Quote the listing below in its entirety, omitting every image.

Dataset content -
- - - - -
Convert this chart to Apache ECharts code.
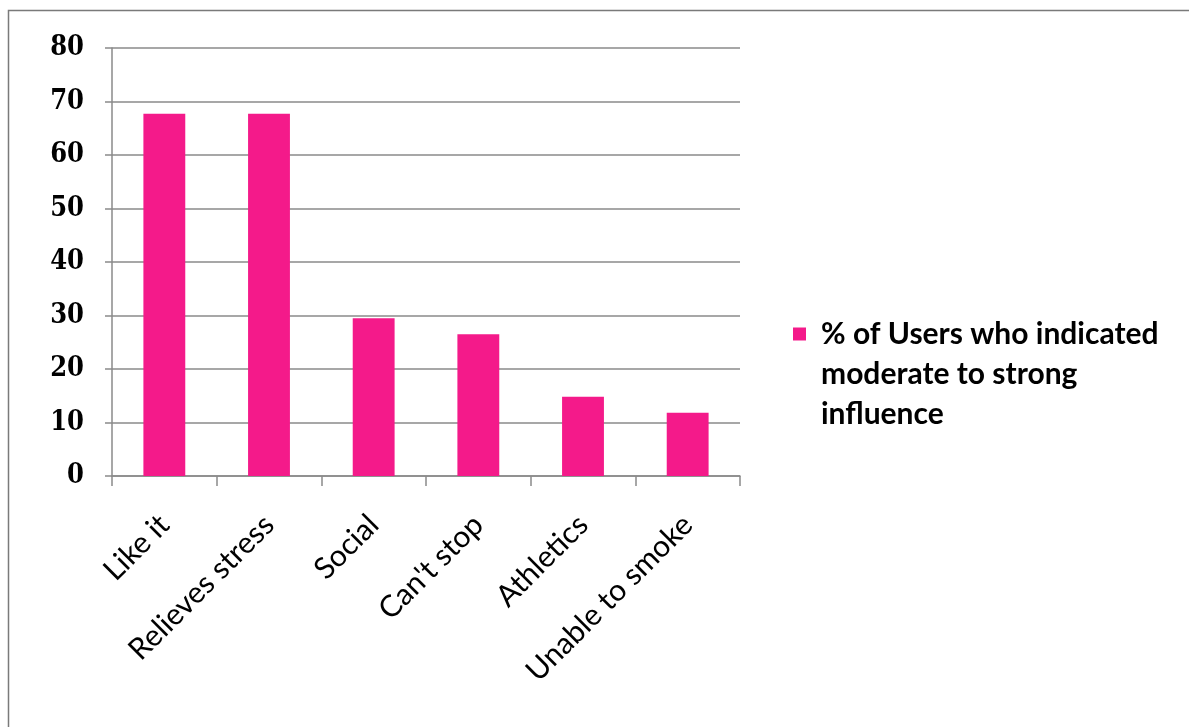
<!DOCTYPE html>
<html>
<head>
<meta charset="utf-8">
<style>
	html, body { margin: 0; padding: 0; background: #fff; }
	#chart { width: 1189px; height: 727px; }
</style>
<script src="https://cdn.jsdelivr.net/npm/echarts@6/dist/echarts.min.js"></script>
</head>
<body>
<div id="chart"></div>
<script>
// data
const categories = ['Like it', 'Relieves stress', 'Social', "Can't stop", 'Athletics', 'Unable to smoke']
const userPercent = [67.7, 67.7, 29.5, 26.5, 14.8, 11.8]
const seriesName = '% of Users who indicated moderate to strong influence'
const legendLines = ['% of Users who indicated', 'moderate to strong', 'influence']

const pink = '#F41A8A'
const axisGray = '#8a8a8a'
const legendLineHeight = 40

const chart = echarts.init(document.getElementById('chart'))

const option = {
	animation: false,
	backgroundColor: '#fff',
	graphic: [{
		// outer frame, only top and left edges are inside the picture
		type: 'rect',
		shape: { x: 8.5, y: 10.5, width: 1200, height: 760 },
		style: { fill: 'none', stroke: '#7a7a7a', lineWidth: 1.5 },
		silent: true
	}],
	legend: {
		show: true,
		orient: 'vertical',
		left: 793,
		top: 234,
		padding: 0,
		icon: 'rect',
		itemWidth: 13,
		itemHeight: 13,
		// two leading empty lines so the icon (centred on the block) sits on the first text line
		formatter: () => '\n\n' + legendLines.join('\n'),
		textStyle: {
			fontFamily: 'Lato',
			fontWeight: 'bold',
			fontSize: 30,
			color: '#000',
			lineHeight: legendLineHeight,
			padding: [0, 0, 0, 10]
		}
	},
	grid: {
		left: 112,
		top: 48,
		right: 449,
		bottom: 251,
		containLabel: false
	},
	xAxis: {
		type: 'category',
		data: categories,
		axisLine: { lineStyle: { color: axisGray, width: 1.5 } },
		axisTick: {
			show: true,
			alignWithLabel: false,
			length: 10,
			lineStyle: { color: axisGray, width: 1.5 }
		},
		axisLabel: {
			rotate: 45,
			interval: 0,
			margin: 44,
			fontFamily: 'Lato',
			fontSize: 30,
			color: '#000'
		}
	},
	yAxis: {
		type: 'value',
		min: 0,
		max: 80,
		interval: 10,
		axisLine: { show: true, lineStyle: { color: axisGray, width: 1.5 } },
		axisTick: { show: true, inside: false, length: 7, lineStyle: { color: axisGray, width: 1.5 } },
		splitLine: { show: true, lineStyle: { color: axisGray, width: 1.5 } },
		axisLabel: {
			margin: 28,
			fontFamily: '"DejaVu Serif Condensed", "DejaVu Serif"',
			fontWeight: 'bold',
			fontSize: 27,
			color: '#000'
		}
	},
	series: [{
		name: seriesName,
		type: 'bar',
		data: userPercent,
		barWidth: '40%',
		itemStyle: { color: pink }
	}]
}

chart.setOption(option)
</script>
</body>
</html>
- - - - -
Task answer -
Convert this chart to Apache ECharts code.
<!DOCTYPE html>
<html>
<head>
<meta charset="utf-8">
<style>
	html, body { margin: 0; padding: 0; background: #fff; }
	#chart { width: 1189px; height: 727px; }
</style>
<script src="https://cdn.jsdelivr.net/npm/echarts@6/dist/echarts.min.js"></script>
</head>
<body>
<div id="chart"></div>
<script>
// data
const categories = ['Like it', 'Relieves stress', 'Social', "Can't stop", 'Athletics', 'Unable to smoke']
const userPercent = [67.7, 67.7, 29.5, 26.5, 14.8, 11.8]
const seriesName = '% of Users who indicated moderate to strong influence'
const legendLines = ['% of Users who indicated', 'moderate to strong', 'influence']

const pink = '#F41A8A'
const axisGray = '#8a8a8a'
const legendLineHeight = 40

const chart = echarts.init(document.getElementById('chart'))

const option = {
	animation: false,
	backgroundColor: '#fff',
	graphic: [{
		// outer frame, only top and left edges are inside the picture
		type: 'rect',
		shape: { x: 8.5, y: 10.5, width: 1200, height: 760 },
		style: { fill: 'none', stroke: '#7a7a7a', lineWidth: 1.5 },
		silent: true
	}],
	legend: {
		show: true,
		orient: 'vertical',
		left: 793,
		top: 234,
		padding: 0,
		icon: 'rect',
		itemWidth: 13,
		itemHeight: 13,
		// two leading empty lines so the icon (centred on the block) sits on the first text line
		formatter: () => '\n\n' + legendLines.join('\n'),
		textStyle: {
			fontFamily: 'Lato',
			fontWeight: 'bold',
			fontSize: 30,
			color: '#000',
			lineHeight: legendLineHeight,
			padding: [0, 0, 0, 10]
		}
	},
	grid: {
		left: 112,
		top: 48,
		right: 449,
		bottom: 251,
		containLabel: false
	},
	xAxis: {
		type: 'category',
		data: categories,
		axisLine: { lineStyle: { color: axisGray, width: 1.5 } },
		axisTick: {
			show: true,
			alignWithLabel: false,
			length: 10,
			lineStyle: { color: axisGray, width: 1.5 }
		},
		axisLabel: {
			rotate: 45,
			interval: 0,
			margin: 44,
			fontFamily: 'Lato',
			fontSize: 30,
			color: '#000'
		}
	},
	yAxis: {
		type: 'value',
		min: 0,
		max: 80,
		interval: 10,
		axisLine: { show: true, lineStyle: { color: axisGray, width: 1.5 } },
		axisTick: { show: true, inside: false, length: 7, lineStyle: { color: axisGray, width: 1.5 } },
		splitLine: { show: true, lineStyle: { color: axisGray, width: 1.5 } },
		axisLabel: {
			margin: 28,
			fontFamily: '"DejaVu Serif Condensed", "DejaVu Serif"',
			fontWeight: 'bold',
			fontSize: 27,
			color: '#000'
		}
	},
	series: [{
		name: seriesName,
		type: 'bar',
		data: userPercent,
		barWidth: '40%',
		itemStyle: { color: pink }
	}]
}

chart.setOption(option)
</script>
</body>
</html>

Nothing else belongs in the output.